--- Start of DATA PROVIDED ---

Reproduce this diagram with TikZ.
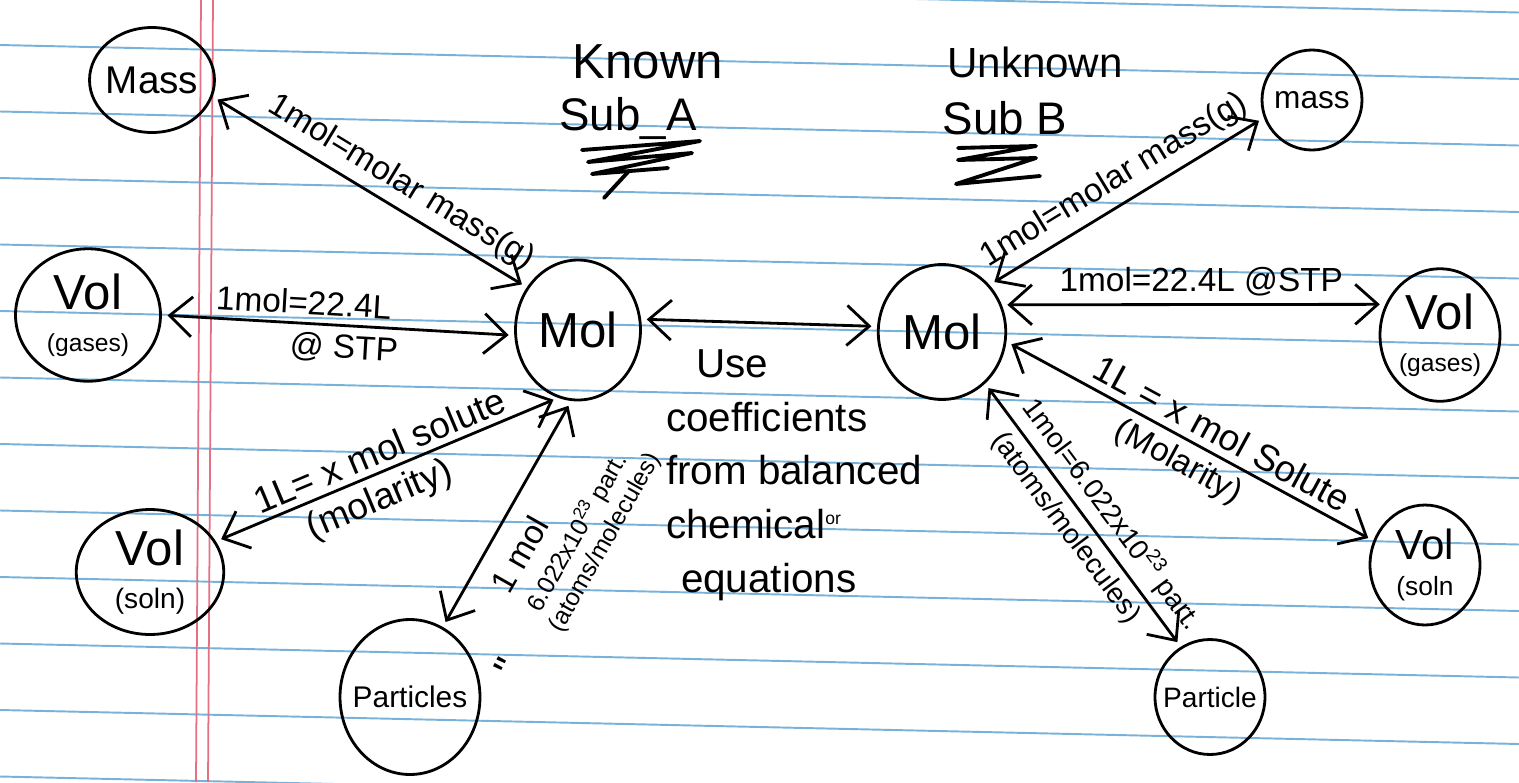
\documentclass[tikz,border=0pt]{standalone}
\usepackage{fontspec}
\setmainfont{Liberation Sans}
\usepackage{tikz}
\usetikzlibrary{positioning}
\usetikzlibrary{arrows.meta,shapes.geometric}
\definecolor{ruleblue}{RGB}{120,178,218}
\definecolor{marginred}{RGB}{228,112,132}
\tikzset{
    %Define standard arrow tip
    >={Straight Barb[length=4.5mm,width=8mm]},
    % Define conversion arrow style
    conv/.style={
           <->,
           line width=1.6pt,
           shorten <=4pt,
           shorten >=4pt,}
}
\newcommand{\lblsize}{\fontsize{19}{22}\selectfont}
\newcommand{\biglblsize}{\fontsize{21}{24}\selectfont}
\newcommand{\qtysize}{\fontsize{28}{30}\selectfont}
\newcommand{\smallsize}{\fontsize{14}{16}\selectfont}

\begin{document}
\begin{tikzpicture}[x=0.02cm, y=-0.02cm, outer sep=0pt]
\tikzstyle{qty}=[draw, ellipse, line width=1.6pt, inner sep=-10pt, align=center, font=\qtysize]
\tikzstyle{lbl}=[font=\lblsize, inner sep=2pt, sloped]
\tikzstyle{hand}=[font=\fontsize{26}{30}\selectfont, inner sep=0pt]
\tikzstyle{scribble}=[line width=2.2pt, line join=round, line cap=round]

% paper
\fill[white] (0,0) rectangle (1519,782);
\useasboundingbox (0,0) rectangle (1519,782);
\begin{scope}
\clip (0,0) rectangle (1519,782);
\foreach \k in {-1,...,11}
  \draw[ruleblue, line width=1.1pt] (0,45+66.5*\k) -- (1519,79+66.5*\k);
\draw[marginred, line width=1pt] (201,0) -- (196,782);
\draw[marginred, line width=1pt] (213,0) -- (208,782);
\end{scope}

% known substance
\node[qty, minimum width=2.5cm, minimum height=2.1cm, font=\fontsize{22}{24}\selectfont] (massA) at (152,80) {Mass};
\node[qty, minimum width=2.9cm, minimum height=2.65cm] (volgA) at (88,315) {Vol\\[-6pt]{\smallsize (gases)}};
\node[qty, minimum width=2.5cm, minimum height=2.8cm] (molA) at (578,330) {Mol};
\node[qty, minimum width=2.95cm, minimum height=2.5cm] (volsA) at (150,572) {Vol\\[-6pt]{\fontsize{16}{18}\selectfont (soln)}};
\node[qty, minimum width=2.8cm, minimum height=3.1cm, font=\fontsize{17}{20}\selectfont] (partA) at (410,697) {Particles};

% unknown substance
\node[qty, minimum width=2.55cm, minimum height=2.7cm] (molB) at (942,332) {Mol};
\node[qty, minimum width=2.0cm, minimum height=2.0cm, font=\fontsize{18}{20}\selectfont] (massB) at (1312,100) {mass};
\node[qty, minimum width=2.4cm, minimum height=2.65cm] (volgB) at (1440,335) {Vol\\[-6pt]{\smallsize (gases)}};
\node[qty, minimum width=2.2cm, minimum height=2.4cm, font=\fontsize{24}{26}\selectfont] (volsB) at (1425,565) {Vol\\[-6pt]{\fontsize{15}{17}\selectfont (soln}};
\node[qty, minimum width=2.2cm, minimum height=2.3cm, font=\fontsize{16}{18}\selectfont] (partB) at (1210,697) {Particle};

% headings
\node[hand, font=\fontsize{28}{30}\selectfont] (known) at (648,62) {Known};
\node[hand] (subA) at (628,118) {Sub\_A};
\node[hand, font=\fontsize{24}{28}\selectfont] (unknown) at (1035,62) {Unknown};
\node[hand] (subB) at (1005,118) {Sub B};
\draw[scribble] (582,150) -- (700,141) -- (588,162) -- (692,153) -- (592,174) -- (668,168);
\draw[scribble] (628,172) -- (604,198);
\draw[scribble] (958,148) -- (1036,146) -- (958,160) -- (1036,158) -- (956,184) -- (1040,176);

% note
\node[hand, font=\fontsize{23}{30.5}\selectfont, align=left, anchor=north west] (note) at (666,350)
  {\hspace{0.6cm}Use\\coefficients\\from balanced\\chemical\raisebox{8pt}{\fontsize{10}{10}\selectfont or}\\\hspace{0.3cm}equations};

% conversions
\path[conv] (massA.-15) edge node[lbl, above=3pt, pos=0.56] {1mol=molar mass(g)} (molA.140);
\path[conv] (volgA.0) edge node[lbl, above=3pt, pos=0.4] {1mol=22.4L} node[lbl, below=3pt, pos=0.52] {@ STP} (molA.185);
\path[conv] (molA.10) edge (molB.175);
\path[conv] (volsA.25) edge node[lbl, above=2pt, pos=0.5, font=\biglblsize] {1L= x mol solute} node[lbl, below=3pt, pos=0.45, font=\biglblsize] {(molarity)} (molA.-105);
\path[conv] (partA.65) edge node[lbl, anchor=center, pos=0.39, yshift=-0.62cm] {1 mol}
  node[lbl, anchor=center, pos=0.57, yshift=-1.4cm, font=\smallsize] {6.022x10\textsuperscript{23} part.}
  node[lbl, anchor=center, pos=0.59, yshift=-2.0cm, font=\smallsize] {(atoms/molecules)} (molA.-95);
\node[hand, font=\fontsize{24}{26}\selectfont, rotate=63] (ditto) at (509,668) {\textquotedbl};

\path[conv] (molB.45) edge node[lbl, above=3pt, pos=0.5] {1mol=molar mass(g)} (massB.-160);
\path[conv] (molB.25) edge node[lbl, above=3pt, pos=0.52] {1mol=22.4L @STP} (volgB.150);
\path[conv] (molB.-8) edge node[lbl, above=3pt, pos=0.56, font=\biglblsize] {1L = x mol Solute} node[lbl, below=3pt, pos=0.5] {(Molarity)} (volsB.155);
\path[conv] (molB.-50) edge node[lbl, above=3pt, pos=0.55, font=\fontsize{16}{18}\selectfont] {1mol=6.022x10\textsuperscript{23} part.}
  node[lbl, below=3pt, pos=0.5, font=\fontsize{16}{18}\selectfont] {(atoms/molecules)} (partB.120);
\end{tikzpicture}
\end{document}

--- End of DATA PROVIDED ---

Retype the listing exactly. Pictures do not belong in the copy.

Reproduce this diagram with TikZ.
\documentclass[tikz,border=0pt]{standalone}
\usepackage{fontspec}
\setmainfont{Liberation Sans}
\usepackage{tikz}
\usetikzlibrary{positioning}
\usetikzlibrary{arrows.meta,shapes.geometric}
\definecolor{ruleblue}{RGB}{120,178,218}
\definecolor{marginred}{RGB}{228,112,132}
\tikzset{
    %Define standard arrow tip
    >={Straight Barb[length=4.5mm,width=8mm]},
    % Define conversion arrow style
    conv/.style={
           <->,
           line width=1.6pt,
           shorten <=4pt,
           shorten >=4pt,}
}
\newcommand{\lblsize}{\fontsize{19}{22}\selectfont}
\newcommand{\biglblsize}{\fontsize{21}{24}\selectfont}
\newcommand{\qtysize}{\fontsize{28}{30}\selectfont}
\newcommand{\smallsize}{\fontsize{14}{16}\selectfont}

\begin{document}
\begin{tikzpicture}[x=0.02cm, y=-0.02cm, outer sep=0pt]
\tikzstyle{qty}=[draw, ellipse, line width=1.6pt, inner sep=-10pt, align=center, font=\qtysize]
\tikzstyle{lbl}=[font=\lblsize, inner sep=2pt, sloped]
\tikzstyle{hand}=[font=\fontsize{26}{30}\selectfont, inner sep=0pt]
\tikzstyle{scribble}=[line width=2.2pt, line join=round, line cap=round]

% paper
\fill[white] (0,0) rectangle (1519,782);
\useasboundingbox (0,0) rectangle (1519,782);
\begin{scope}
\clip (0,0) rectangle (1519,782);
\foreach \k in {-1,...,11}
  \draw[ruleblue, line width=1.1pt] (0,45+66.5*\k) -- (1519,79+66.5*\k);
\draw[marginred, line width=1pt] (201,0) -- (196,782);
\draw[marginred, line width=1pt] (213,0) -- (208,782);
\end{scope}

% known substance
\node[qty, minimum width=2.5cm, minimum height=2.1cm, font=\fontsize{22}{24}\selectfont] (massA) at (152,80) {Mass};
\node[qty, minimum width=2.9cm, minimum height=2.65cm] (volgA) at (88,315) {Vol\\[-6pt]{\smallsize (gases)}};
\node[qty, minimum width=2.5cm, minimum height=2.8cm] (molA) at (578,330) {Mol};
\node[qty, minimum width=2.95cm, minimum height=2.5cm] (volsA) at (150,572) {Vol\\[-6pt]{\fontsize{16}{18}\selectfont (soln)}};
\node[qty, minimum width=2.8cm, minimum height=3.1cm, font=\fontsize{17}{20}\selectfont] (partA) at (410,697) {Particles};

% unknown substance
\node[qty, minimum width=2.55cm, minimum height=2.7cm] (molB) at (942,332) {Mol};
\node[qty, minimum width=2.0cm, minimum height=2.0cm, font=\fontsize{18}{20}\selectfont] (massB) at (1312,100) {mass};
\node[qty, minimum width=2.4cm, minimum height=2.65cm] (volgB) at (1440,335) {Vol\\[-6pt]{\smallsize (gases)}};
\node[qty, minimum width=2.2cm, minimum height=2.4cm, font=\fontsize{24}{26}\selectfont] (volsB) at (1425,565) {Vol\\[-6pt]{\fontsize{15}{17}\selectfont (soln}};
\node[qty, minimum width=2.2cm, minimum height=2.3cm, font=\fontsize{16}{18}\selectfont] (partB) at (1210,697) {Particle};

% headings
\node[hand, font=\fontsize{28}{30}\selectfont] (known) at (648,62) {Known};
\node[hand] (subA) at (628,118) {Sub\_A};
\node[hand, font=\fontsize{24}{28}\selectfont] (unknown) at (1035,62) {Unknown};
\node[hand] (subB) at (1005,118) {Sub B};
\draw[scribble] (582,150) -- (700,141) -- (588,162) -- (692,153) -- (592,174) -- (668,168);
\draw[scribble] (628,172) -- (604,198);
\draw[scribble] (958,148) -- (1036,146) -- (958,160) -- (1036,158) -- (956,184) -- (1040,176);

% note
\node[hand, font=\fontsize{23}{30.5}\selectfont, align=left, anchor=north west] (note) at (666,350)
  {\hspace{0.6cm}Use\\coefficients\\from balanced\\chemical\raisebox{8pt}{\fontsize{10}{10}\selectfont or}\\\hspace{0.3cm}equations};

% conversions
\path[conv] (massA.-15) edge node[lbl, above=3pt, pos=0.56] {1mol=molar mass(g)} (molA.140);
\path[conv] (volgA.0) edge node[lbl, above=3pt, pos=0.4] {1mol=22.4L} node[lbl, below=3pt, pos=0.52] {@ STP} (molA.185);
\path[conv] (molA.10) edge (molB.175);
\path[conv] (volsA.25) edge node[lbl, above=2pt, pos=0.5, font=\biglblsize] {1L= x mol solute} node[lbl, below=3pt, pos=0.45, font=\biglblsize] {(molarity)} (molA.-105);
\path[conv] (partA.65) edge node[lbl, anchor=center, pos=0.39, yshift=-0.62cm] {1 mol}
  node[lbl, anchor=center, pos=0.57, yshift=-1.4cm, font=\smallsize] {6.022x10\textsuperscript{23} part.}
  node[lbl, anchor=center, pos=0.59, yshift=-2.0cm, font=\smallsize] {(atoms/molecules)} (molA.-95);
\node[hand, font=\fontsize{24}{26}\selectfont, rotate=63] (ditto) at (509,668) {\textquotedbl};

\path[conv] (molB.45) edge node[lbl, above=3pt, pos=0.5] {1mol=molar mass(g)} (massB.-160);
\path[conv] (molB.25) edge node[lbl, above=3pt, pos=0.52] {1mol=22.4L @STP} (volgB.150);
\path[conv] (molB.-8) edge node[lbl, above=3pt, pos=0.56, font=\biglblsize] {1L = x mol Solute} node[lbl, below=3pt, pos=0.5] {(Molarity)} (volsB.155);
\path[conv] (molB.-50) edge node[lbl, above=3pt, pos=0.55, font=\fontsize{16}{18}\selectfont] {1mol=6.022x10\textsuperscript{23} part.}
  node[lbl, below=3pt, pos=0.5, font=\fontsize{16}{18}\selectfont] {(atoms/molecules)} (partB.120);
\end{tikzpicture}
\end{document}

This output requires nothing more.